LINCOLN, Neb. (AP) - The Lancaster County corrections director would rather not have his jail handle any overflow from the state’s overcrowded prisons.
The Legislature has been wrestling with prison issues this session, including a discussion of where to put all the prisoners. As of Jan. 31, state correctional facilities held 4,918 inmates, nearly 155 percent of their design capacity.
The main budget bill would provide money to move 150 inmates now in state custody to county jails, the Lincoln Journal Star said (https://bit.ly/1giAjz1 ).
Lancaster County corrections director Mike Thurber says his jail has plenty of room. It has 779 beds and accommodates an average of up to 580 inmates a day.
But his staffing is another matter. Thurber told the newspaper that he has enough employees to adequately handle just 550 inmates.
“We’re trying to keep our costs as flat as we can,” he said.
The state used to retroactively reimburse counties $35 a day for each defendant eventually sentenced to state prisons. That changed in 2009, when the Legislature repealed the law allowing the reimbursements.

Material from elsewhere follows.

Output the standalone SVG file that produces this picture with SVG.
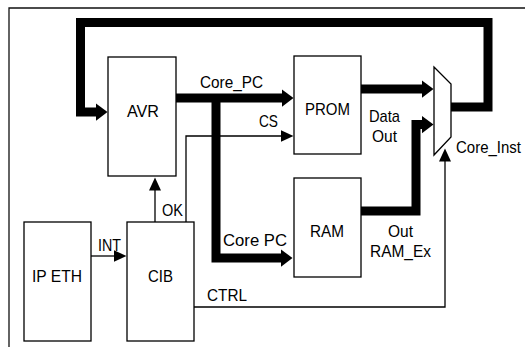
<svg xmlns="http://www.w3.org/2000/svg" width="525" height="347" viewBox="0 0 525 347">
<style>
.box{fill:#fff;stroke:#000;stroke-width:1.3}
.thin{fill:none;stroke:#000;stroke-width:1.3}
.thick{fill:none;stroke:#000;stroke-width:9}
.frame{fill:none;stroke:#111;stroke-width:1.3}
text{font-family:"Liberation Sans",Arial,sans-serif;font-size:17px;fill:#000}
</style>
<defs>
<marker id="ah" markerUnits="userSpaceOnUse" markerWidth="14" markerHeight="14" viewBox="0 -7 14 14" refX="0.5" refY="0" orient="auto"><path d="M0,-6 L13,0 L0,6 z" fill="#000"/></marker>
<marker id="ahT" markerUnits="userSpaceOnUse" markerWidth="14" markerHeight="20" viewBox="0 -10 14 20" refX="0.5" refY="0" orient="auto"><path d="M0,-9 L12,0 L0,9 z" fill="#000"/></marker>
</defs>
<path class="frame" d="M9,347 V8 H525"/>
<g id="connectors">
<path class="thick" d="M451,107 H488 V22.5 H80.5 V112 H96" marker-end="url(#ahT)"/>
<path class="thick" d="M176,98 H282" marker-end="url(#ahT)"/>
<path class="thick" d="M216,98 V258 H281" marker-end="url(#ahT)"/>
<path class="thick" d="M361,89 H422" marker-end="url(#ahT)"/>
<path class="thick" d="M361,211 H416 V124.5 H422" marker-end="url(#ahT)"/>
<path class="thin" d="M186,222 V136 H281" marker-end="url(#ah)"/>
<path class="thin" d="M155,222 V190" marker-end="url(#ah)"/>
<path class="thin" d="M91,256 H114" marker-end="url(#ah)"/>
<path class="thin" d="M194,307 H445 V161" marker-end="url(#ah)"/>
<text x="200" y="88" textLength="63" lengthAdjust="spacingAndGlyphs">Core_PC</text>
<text x="259" y="127" textLength="19" lengthAdjust="spacingAndGlyphs">CS</text>
<text x="369" y="122" textLength="31" lengthAdjust="spacingAndGlyphs">Data</text>
<text x="372" y="142" textLength="25" lengthAdjust="spacingAndGlyphs">Out</text>
<text x="456" y="153" textLength="65" lengthAdjust="spacingAndGlyphs">Core_Inst</text>
<text x="162" y="216" textLength="21" lengthAdjust="spacingAndGlyphs">OK</text>
<text x="98" y="251" textLength="23" lengthAdjust="spacingAndGlyphs">INT</text>
<text x="207" y="301" textLength="40" lengthAdjust="spacingAndGlyphs">CTRL</text>
<text x="223" y="246" textLength="64" lengthAdjust="spacingAndGlyphs">Core  PC</text>
<text x="388" y="237" textLength="25" lengthAdjust="spacingAndGlyphs">Out</text>
<text x="370" y="257" textLength="61" lengthAdjust="spacingAndGlyphs">RAM_Ex</text>
</g>
<g id="avr">
<rect class="box" x="108" y="57" width="68" height="119"/>
<text x="127" y="117" textLength="32" lengthAdjust="spacingAndGlyphs">AVR</text>
</g>
<g id="prom">
<rect class="box" x="294" y="56" width="67" height="98"/>
<text x="305" y="115" textLength="45" lengthAdjust="spacingAndGlyphs">PROM</text>
</g>
<g id="ram">
<rect class="box" x="294" y="178" width="67" height="99"/>
<text x="310" y="237" textLength="34" lengthAdjust="spacingAndGlyphs">RAM</text>
</g>
<g id="ipeth">
<rect class="box" x="24" y="222" width="67" height="119"/>
<text x="32" y="282" textLength="50" lengthAdjust="spacingAndGlyphs">IP ETH</text>
</g>
<g id="cib">
<rect class="box" x="127" y="222" width="67" height="119"/>
<text x="148" y="282" textLength="25" lengthAdjust="spacingAndGlyphs">CIB</text>
</g>
<g id="mux">
<polygon class="box" points="434,67 451,84 451,137 434,155"/>
</g>
</svg>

Thurber said the state still owed Lancaster County more than $3 million in back payments when the law changed. If the law hadn’t changed, Nebraska would owe the county $8 million, Thurber said.

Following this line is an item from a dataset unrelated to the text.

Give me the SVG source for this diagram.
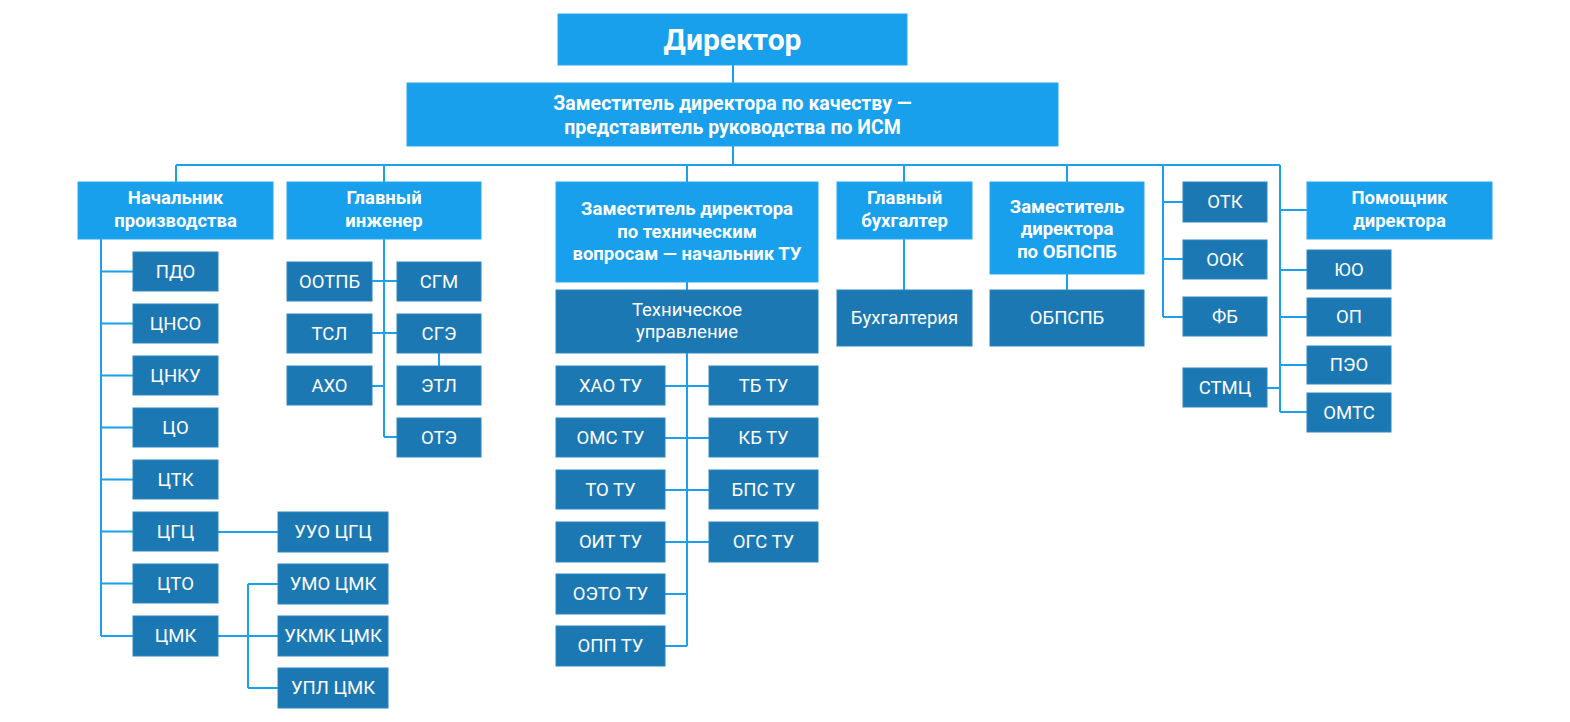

Lancaster County Board Chairman Larry Hudkins said the $35 a day never came close to covering county costs, which Thurber said now costs the county $89 a day.
Nebraska prisons spokeswoman Dawn-Renee Smith said the state hasn’t yet asked any county to take any prisoners and doesn’t plan to force counties to take state prisoners even if the funding were approved.
And, she said, the state plans to pay any counties that help with the overflow whatever the counties agree is reasonable.